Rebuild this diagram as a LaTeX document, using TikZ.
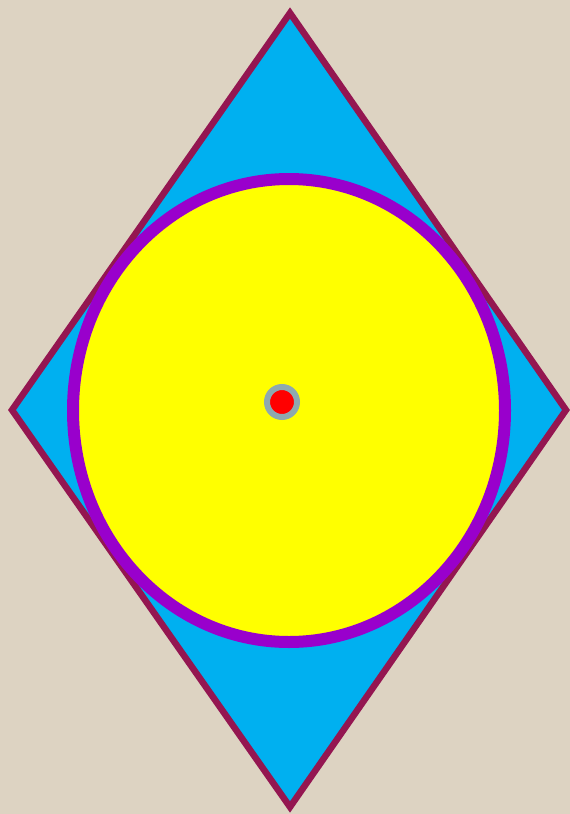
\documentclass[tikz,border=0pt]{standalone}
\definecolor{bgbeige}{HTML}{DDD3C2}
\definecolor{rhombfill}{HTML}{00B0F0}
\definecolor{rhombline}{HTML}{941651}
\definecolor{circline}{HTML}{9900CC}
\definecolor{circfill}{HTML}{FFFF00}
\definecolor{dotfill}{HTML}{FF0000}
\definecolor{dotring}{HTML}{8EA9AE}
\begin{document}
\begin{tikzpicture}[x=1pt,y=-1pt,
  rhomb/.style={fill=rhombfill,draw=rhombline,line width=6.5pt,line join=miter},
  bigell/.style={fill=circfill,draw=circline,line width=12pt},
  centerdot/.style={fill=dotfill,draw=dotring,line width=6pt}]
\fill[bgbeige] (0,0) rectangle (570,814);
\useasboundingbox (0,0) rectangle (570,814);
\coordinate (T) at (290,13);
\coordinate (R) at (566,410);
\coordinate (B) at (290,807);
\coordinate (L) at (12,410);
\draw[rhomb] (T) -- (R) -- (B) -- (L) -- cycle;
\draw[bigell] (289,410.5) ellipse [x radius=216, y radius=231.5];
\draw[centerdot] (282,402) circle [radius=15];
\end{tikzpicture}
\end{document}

_ _ _

**Your objective**
Copy each line above precisely, dropping the pictures.

**Answer to the problem**
Rebuild this diagram as a LaTeX document, using TikZ.
\documentclass[tikz,border=0pt]{standalone}
\definecolor{bgbeige}{HTML}{DDD3C2}
\definecolor{rhombfill}{HTML}{00B0F0}
\definecolor{rhombline}{HTML}{941651}
\definecolor{circline}{HTML}{9900CC}
\definecolor{circfill}{HTML}{FFFF00}
\definecolor{dotfill}{HTML}{FF0000}
\definecolor{dotring}{HTML}{8EA9AE}
\begin{document}
\begin{tikzpicture}[x=1pt,y=-1pt,
  rhomb/.style={fill=rhombfill,draw=rhombline,line width=6.5pt,line join=miter},
  bigell/.style={fill=circfill,draw=circline,line width=12pt},
  centerdot/.style={fill=dotfill,draw=dotring,line width=6pt}]
\fill[bgbeige] (0,0) rectangle (570,814);
\useasboundingbox (0,0) rectangle (570,814);
\coordinate (T) at (290,13);
\coordinate (R) at (566,410);
\coordinate (B) at (290,807);
\coordinate (L) at (12,410);
\draw[rhomb] (T) -- (R) -- (B) -- (L) -- cycle;
\draw[bigell] (289,410.5) ellipse [x radius=216, y radius=231.5];
\draw[centerdot] (282,402) circle [radius=15];
\end{tikzpicture}
\end{document}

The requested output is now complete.